Exercise brief
Repeat, please, only the lines from the top of the data down to the line with "plt.rcParams['font.family'] = ['Liberation"; include both of those lines.

Collected material
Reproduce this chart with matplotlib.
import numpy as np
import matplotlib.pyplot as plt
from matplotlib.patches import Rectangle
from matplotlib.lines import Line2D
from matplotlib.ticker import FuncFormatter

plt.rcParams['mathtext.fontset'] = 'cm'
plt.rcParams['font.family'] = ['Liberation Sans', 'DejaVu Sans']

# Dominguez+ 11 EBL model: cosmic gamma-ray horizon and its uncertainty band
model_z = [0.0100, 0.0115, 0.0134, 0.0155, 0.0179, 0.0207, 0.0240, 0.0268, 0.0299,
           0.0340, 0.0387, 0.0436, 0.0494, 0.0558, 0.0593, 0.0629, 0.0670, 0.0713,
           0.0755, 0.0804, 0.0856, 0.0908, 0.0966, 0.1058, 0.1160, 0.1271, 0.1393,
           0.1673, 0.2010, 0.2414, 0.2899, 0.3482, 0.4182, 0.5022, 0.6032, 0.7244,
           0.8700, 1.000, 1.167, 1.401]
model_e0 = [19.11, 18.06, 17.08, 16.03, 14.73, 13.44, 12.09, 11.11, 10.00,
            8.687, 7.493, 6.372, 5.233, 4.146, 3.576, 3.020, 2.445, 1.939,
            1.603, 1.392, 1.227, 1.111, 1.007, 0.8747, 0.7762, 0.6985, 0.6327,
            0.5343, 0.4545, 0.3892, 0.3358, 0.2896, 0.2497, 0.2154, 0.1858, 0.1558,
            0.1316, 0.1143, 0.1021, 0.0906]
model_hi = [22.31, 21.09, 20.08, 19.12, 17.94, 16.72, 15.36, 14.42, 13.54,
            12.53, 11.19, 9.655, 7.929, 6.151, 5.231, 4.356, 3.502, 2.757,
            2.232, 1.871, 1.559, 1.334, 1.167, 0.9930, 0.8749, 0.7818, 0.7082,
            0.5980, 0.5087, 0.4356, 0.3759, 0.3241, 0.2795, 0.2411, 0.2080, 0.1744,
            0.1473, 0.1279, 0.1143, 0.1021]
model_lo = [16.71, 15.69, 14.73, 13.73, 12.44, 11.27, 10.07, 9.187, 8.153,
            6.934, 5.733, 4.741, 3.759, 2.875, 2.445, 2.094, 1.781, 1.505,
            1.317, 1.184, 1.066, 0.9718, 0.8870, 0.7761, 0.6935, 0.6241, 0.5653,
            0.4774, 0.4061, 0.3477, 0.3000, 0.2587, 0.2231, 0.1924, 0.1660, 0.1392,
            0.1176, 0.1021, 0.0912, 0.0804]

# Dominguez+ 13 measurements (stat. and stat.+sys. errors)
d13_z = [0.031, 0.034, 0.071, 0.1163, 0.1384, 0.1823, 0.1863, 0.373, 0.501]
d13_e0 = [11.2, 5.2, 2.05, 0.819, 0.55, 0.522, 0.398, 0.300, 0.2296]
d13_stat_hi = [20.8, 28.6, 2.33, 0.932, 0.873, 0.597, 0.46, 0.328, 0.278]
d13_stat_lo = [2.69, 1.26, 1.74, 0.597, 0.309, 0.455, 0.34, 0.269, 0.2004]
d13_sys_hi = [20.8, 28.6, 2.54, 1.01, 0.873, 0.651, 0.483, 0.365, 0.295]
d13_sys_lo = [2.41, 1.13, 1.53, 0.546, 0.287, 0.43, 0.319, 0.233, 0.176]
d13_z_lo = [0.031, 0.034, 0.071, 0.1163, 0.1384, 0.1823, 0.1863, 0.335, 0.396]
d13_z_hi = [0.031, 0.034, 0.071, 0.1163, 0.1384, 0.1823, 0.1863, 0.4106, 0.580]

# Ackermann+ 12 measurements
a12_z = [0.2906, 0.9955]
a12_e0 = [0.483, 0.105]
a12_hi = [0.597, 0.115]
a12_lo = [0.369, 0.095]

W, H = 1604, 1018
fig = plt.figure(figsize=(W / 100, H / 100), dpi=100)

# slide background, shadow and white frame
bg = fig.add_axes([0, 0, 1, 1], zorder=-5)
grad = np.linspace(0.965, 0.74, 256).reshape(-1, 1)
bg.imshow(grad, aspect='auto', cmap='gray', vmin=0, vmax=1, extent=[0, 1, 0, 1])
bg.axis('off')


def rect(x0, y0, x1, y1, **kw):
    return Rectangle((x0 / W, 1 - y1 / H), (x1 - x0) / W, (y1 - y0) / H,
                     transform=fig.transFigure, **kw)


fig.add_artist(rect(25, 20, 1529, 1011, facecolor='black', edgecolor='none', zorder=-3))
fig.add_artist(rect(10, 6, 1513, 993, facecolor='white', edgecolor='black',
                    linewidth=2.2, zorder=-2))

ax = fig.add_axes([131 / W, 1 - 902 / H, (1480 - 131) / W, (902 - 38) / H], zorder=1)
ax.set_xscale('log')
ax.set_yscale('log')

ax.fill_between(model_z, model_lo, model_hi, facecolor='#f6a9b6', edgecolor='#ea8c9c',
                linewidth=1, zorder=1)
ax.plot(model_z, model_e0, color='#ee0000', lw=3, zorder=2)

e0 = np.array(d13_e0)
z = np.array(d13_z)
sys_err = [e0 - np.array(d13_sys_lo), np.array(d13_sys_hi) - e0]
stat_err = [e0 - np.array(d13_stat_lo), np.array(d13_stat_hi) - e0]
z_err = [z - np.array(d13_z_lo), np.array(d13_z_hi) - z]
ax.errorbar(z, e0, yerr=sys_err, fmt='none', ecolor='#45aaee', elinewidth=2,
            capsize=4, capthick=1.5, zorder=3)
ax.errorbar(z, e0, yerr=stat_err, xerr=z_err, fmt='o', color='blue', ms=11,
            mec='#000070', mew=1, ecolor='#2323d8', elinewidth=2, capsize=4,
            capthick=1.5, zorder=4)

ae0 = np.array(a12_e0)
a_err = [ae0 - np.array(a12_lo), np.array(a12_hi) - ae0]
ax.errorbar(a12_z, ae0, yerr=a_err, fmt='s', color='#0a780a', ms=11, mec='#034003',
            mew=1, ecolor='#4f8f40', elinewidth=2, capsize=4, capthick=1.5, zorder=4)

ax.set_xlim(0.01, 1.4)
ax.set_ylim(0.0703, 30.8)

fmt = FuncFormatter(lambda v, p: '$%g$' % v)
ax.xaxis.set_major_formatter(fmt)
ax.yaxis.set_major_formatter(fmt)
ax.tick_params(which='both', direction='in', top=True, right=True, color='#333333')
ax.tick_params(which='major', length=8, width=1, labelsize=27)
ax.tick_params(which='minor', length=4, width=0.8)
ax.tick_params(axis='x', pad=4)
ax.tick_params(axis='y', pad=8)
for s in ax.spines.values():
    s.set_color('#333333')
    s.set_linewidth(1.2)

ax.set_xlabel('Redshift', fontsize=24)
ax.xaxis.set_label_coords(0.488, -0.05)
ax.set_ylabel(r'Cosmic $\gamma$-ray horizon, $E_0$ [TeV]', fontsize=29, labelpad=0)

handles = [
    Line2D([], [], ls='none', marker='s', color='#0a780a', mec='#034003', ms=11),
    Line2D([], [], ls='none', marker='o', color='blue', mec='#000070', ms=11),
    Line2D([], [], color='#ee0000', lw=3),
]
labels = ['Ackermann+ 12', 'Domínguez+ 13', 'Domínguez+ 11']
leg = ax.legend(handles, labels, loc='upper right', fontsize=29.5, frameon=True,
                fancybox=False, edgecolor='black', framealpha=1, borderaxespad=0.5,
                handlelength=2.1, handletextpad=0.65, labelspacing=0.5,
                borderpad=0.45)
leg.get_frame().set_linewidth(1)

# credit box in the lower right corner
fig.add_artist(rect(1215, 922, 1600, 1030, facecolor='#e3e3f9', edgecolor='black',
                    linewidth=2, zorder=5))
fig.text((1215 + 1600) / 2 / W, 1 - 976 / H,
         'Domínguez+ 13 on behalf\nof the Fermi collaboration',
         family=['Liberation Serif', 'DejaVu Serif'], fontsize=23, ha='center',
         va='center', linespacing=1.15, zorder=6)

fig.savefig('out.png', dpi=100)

Result of this task
Reproduce this chart with matplotlib.
import numpy as np
import matplotlib.pyplot as plt
from matplotlib.patches import Rectangle
from matplotlib.lines import Line2D
from matplotlib.ticker import FuncFormatter

plt.rcParams['mathtext.fontset'] = 'cm'
plt.rcParams['font.family'] = ['Liberation Sans', 'DejaVu Sans']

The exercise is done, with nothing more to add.